I left my job at the British Library and went to art school for 4 years in 1979 and then found myself back in the world of work in the age of Thatcher. With the help of friends, and a bit of good luck, I continued painting, exhibited a bit, and even made a little (very little!) money, until the spring of 1992 when I developed a kind of block over painting. I don’t think I have more than my share of neuroses, but this manifested as an extreme anxiety every time I entered my studio space that saw my paintings turn into a grey, formless slime. I stopped painting and allowed my drawing to outpace this anxiety by developing a kind of rapid automatism through making a mess, destroying it, then interpreting the results. I continued making these drawings for about ten years, at which point my photography became my main form of visual expression, and this continued until I retired in 2020.

Having left London for Wiltshire at the height of the Covid pandemic, I almost immediately started painting again. The problem seemed to be that, while I had been active for many years as a surrealist, I could not use any of the subjects or methods I had used since 1992, in effect I had to start from scratch, painting landscapes, which at any rate was a new subject for me.

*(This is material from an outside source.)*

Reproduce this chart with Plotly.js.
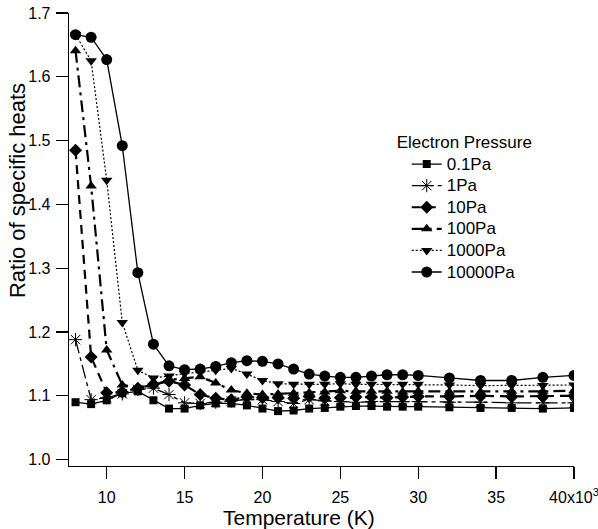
<!DOCTYPE html>
<html>
<head>
<meta charset="utf-8">
<script src="https://cdn.plot.ly/plotly-3.0.1.min.js"></script>
<style>html,body{margin:0;padding:0;background:#fff;}</style>
</head>
<body>
<div id="chart" style="width:598px;height:529px;"></div>
<script>
// Temperature in units of 10^3 K
const temperature = [8,9,10,11,12,13,14,15,16,17,18,19,20,21,22,23,24,25,26,27,28,29,30,32,34,36,38,40];

const p0_1Pa   = [1.090,1.087,1.093,1.104,1.107,1.093,1.080,1.080,1.085,1.088,1.088,1.085,1.080,1.076,1.077,1.080,1.081,1.083,1.084,1.084,1.083,1.083,1.083,1.082,1.081,1.081,1.080,1.081];
const p1Pa     = [1.188,1.094,1.097,1.103,1.110,1.112,1.102,1.089,1.088,1.090,1.092,1.094,1.094,1.091,1.088,1.094,1.092,1.091,1.090,1.091,1.091,1.091,1.091,1.090,1.090,1.089,1.089,1.089];
const p10Pa    = [1.485,1.161,1.105,1.106,1.112,1.118,1.123,1.117,1.102,1.096,1.094,1.098,1.097,1.097,1.096,1.099,1.096,1.097,1.098,1.098,1.097,1.098,1.099,1.099,1.100,1.099,1.099,1.100];
const p100Pa   = [1.641,1.429,1.172,1.117,1.113,1.117,1.125,1.127,1.130,1.120,1.109,1.104,1.102,1.103,1.104,1.105,1.106,1.108,1.107,1.107,1.107,1.106,1.107,1.106,1.106,1.107,1.107,1.108];
const p1000Pa  = [1.666,1.625,1.438,1.215,1.140,1.128,1.131,1.135,1.137,1.140,1.143,1.134,1.124,1.119,1.118,1.118,1.118,1.119,1.118,1.118,1.118,1.118,1.118,1.117,1.116,1.116,1.116,1.117];
const p10000Pa = [1.666,1.662,1.627,1.492,1.293,1.181,1.147,1.141,1.142,1.146,1.152,1.155,1.154,1.150,1.142,1.134,1.131,1.129,1.129,1.131,1.133,1.133,1.132,1.128,1.124,1.124,1.129,1.132];

const seriesNames = ['0.1Pa','1Pa','10Pa','100Pa','1000Pa','10000Pa'];
const xTickVals = [10,15,20,25,30,35,40];
const xTickText = ['10','15','20','25','30','35','40x10<sup>3</sup>'];
const yTickVals = [1.0,1.1,1.2,1.3,1.4,1.5,1.6,1.7];
const xTitle = 'Temperature (K)';
const yTitle = 'Ratio of specific heats';
const legendTitle = 'Electron Pressure';

const seriesData = [p0_1Pa, p1Pa, p10Pa, p100Pa, p1000Pa, p10000Pa];
const styles = [
  {dash:'solid', width:1.3, symbol:'square', size:8},
  {dash:'14px,4px,4px,4px', width:1.3, symbol:'asterisk-open', size:11},
  {dash:'9px,6px', width:2.2, symbol:'diamond', size:10},
  {dash:'12px,5px,3px,5px', width:2.2, symbol:'triangle-up', size:10},
  {dash:'2px,2px', width:1.2, symbol:'triangle-down', size:10},
  {dash:'solid', width:1.3, symbol:'circle', size:11}
];

const traces = seriesData.map((ys, i) => ({
  x: temperature,
  y: ys,
  name: '<span style="font-size:17px">' + seriesNames[i] + '</span>',
  type: 'scatter',
  mode: 'lines+markers',
  line: {color:'#000', width: styles[i].width, dash: styles[i].dash},
  marker: {color:'#000', symbol: styles[i].symbol, size: styles[i].size,
           line: {color:'#000', width: styles[i].symbol === 'asterisk-open' ? 1 : 0}}
}));

const layout = {
  width: 598, height: 529,
  margin: {l: 69, r: 24, t: 13, b: 63},
  paper_bgcolor: '#fff', plot_bgcolor: '#fff',
  font: {family: 'Liberation Sans, Arial, sans-serif', color: '#000', size: 16},
  showlegend: true,
  xaxis: {
    range: [7.58, 40], tickvals: xTickVals, ticktext: xTickText,
    ticks: 'outside', ticklen: 12, tickwidth: 1.3, tickcolor: '#000',
    ticklabelstandoff: 4, ticklabeloverflow: 'allow',
    showline: true, linecolor: '#000', linewidth: 1.3, mirror: false,
    showgrid: false, zeroline: false,
    tickfont: {size: 16}
  },
  yaxis: {
    range: [0.99, 1.70], tickvals: yTickVals, tickformat: '.1f',
    ticks: 'outside', ticklen: 12, tickwidth: 1.3, tickcolor: '#000',
    ticklabelstandoff: 2,
    showline: true, linecolor: '#000', linewidth: 1.3,
    showgrid: false, zeroline: false,
    tickfont: {size: 16}
  },
  annotations: [
    {text: xTitle, xref: 'paper', yref: 'paper', x: 0.4554, y: -0.1136,
     xanchor: 'center', yanchor: 'middle', showarrow: false, font: {size: 21}},
    {text: yTitle, xref: 'paper', yref: 'paper', x: -0.103, y: 0.609,
     xanchor: 'center', yanchor: 'middle', showarrow: false, textangle: -90, font: {size: 22}}
  ],
  legend: {
    x: 0.645, y: 0.7387, xanchor: 'left', yanchor: 'top',
    bgcolor: 'rgba(0,0,0,0)', borderwidth: 0,
    font: {size: 14.3},
    indentation: 12,
    title: {text: '<span style="font-size:17px">' + legendTitle + '</span>', font: {size: 13}},
    tracegroupgap: 0
  }
};

Plotly.newPlot('chart', traces, layout, {staticPlot: true, displayModeBar: false});
</script>
</body>
</html>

I began to find my way as I developed my Groundscapes, typically close-up views of whatever was at my feet, increasingly transformed into biomorphic shapes that nevertheless retained a kind of realism. At the same time I found myself making a series of Memory paintings, which were either based on specific memories of places, or old drawings for works that I had never realised. The latter became a way of recovering some kind of lost energy and links with my own past.

Another series, Playground, originated in seeing empty playgrounds during COVID, finding an equation with the derelict landscapes of warzones, including the current horror of Gaza and the drawing of Toyen and the early ‘metaphysical’ townscapes of De Chirico.

The Bone in the Stream is a sort of meditation on the curious folk rite of ‘The Waters of the Moon’ or Toad-bone Rite.

The current exhibition shows a number of smaller works from these series along with some works from life. I have always enjoyed drawing and painting from life and find it both rewarding in itself and a way of feeding into what André Breton called “the inner model”, it adds strength and materiality to the dream. In the end, it would seem to be the variable tension between the observed, the imagined and the dreamed, combined with techniques that vary between the meticulously drawn and chance, dripped paint and random scribbles, in order to find something that goes beyond such dichotomies, that interests me most.